We agree with the Attorney-General's recommendation as to the proper penalty to be imposed upon the appellant.

For the crime here prosecuted, which is defined and penalized in article 518, No. 4 of the Penal Code in force at the time it was committed, as it was amended by Act No. 3244, in connection with article 520 of said Code, the appellant deserves the medium degree of the corresponding penalty, in view of the absence of any modifying circumstance. And for the habitual criminality, consisting in two rather than three prior convictions, considering two of them as one in the light of the ruling set forth in People vs.
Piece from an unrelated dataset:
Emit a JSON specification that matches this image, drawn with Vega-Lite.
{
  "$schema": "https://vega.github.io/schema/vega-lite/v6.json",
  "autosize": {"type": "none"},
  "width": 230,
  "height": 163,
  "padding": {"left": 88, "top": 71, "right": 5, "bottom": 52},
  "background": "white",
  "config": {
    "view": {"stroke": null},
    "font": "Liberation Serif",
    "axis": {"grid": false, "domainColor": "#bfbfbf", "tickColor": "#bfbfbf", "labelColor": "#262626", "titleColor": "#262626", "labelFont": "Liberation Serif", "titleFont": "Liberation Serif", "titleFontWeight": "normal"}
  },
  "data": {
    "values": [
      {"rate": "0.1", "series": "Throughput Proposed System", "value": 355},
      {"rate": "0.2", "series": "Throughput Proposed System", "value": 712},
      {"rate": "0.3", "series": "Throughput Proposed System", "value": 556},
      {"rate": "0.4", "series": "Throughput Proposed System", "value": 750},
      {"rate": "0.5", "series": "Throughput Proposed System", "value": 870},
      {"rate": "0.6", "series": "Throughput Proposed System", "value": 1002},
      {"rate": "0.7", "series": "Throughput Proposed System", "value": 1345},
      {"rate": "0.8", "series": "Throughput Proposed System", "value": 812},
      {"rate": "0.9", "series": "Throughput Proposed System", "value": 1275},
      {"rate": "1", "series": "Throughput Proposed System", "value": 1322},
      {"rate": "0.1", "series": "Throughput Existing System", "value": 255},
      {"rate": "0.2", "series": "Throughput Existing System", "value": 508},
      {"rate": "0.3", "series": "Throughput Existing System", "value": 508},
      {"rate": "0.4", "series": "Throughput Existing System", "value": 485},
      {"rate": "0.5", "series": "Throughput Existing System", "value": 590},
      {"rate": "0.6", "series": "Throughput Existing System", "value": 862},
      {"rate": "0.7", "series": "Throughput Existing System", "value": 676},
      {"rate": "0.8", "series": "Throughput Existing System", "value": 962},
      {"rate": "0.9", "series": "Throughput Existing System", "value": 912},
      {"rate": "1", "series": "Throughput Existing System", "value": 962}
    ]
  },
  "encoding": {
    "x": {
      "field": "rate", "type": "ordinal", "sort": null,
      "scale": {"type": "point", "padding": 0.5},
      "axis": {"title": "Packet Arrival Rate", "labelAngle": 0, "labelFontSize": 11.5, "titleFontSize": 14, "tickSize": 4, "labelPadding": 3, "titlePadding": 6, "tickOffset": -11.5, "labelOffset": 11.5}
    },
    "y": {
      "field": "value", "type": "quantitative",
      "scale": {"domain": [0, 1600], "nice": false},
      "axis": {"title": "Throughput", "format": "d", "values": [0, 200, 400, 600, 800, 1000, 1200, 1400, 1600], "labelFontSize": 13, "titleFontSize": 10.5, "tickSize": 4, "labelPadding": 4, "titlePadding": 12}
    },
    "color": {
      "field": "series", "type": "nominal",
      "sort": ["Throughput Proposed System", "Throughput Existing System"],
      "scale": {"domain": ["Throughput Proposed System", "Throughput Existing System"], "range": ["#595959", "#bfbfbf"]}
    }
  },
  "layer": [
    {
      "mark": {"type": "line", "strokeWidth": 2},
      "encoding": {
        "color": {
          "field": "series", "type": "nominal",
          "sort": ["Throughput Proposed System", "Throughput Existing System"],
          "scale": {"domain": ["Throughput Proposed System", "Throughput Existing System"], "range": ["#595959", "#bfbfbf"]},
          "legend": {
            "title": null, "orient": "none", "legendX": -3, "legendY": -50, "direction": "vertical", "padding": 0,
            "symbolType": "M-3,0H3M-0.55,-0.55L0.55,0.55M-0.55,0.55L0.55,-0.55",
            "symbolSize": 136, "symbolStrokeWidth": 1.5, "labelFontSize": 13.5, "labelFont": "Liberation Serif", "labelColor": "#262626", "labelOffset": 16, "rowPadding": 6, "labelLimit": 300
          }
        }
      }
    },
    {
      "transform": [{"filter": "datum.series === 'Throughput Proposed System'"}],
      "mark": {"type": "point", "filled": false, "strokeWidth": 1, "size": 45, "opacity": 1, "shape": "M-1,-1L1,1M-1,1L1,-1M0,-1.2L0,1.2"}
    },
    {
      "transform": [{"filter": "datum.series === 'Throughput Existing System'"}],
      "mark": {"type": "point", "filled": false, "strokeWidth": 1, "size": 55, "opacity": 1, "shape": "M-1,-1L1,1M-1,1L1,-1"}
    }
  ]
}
De la Cruz (G.R. No. 33786),1 there must be imposed upon the appellant the additional penalty of three to nine years' imprisonment.

Wherefore, the judgment appealed from is modified, the appellant being sentenced to four years, two months, and one day of prision correctional, and three years' additional imprisonment for his habitual delinquency, together with the costs of both instances. So ordered.

Avanceņa, C.J., Johnson, Street, Malcolm, Villamor, Ostrand, Villa-Real and Imperial, JJ., concur.


Footnotes

1Promulgated February 7, 1931, not reported.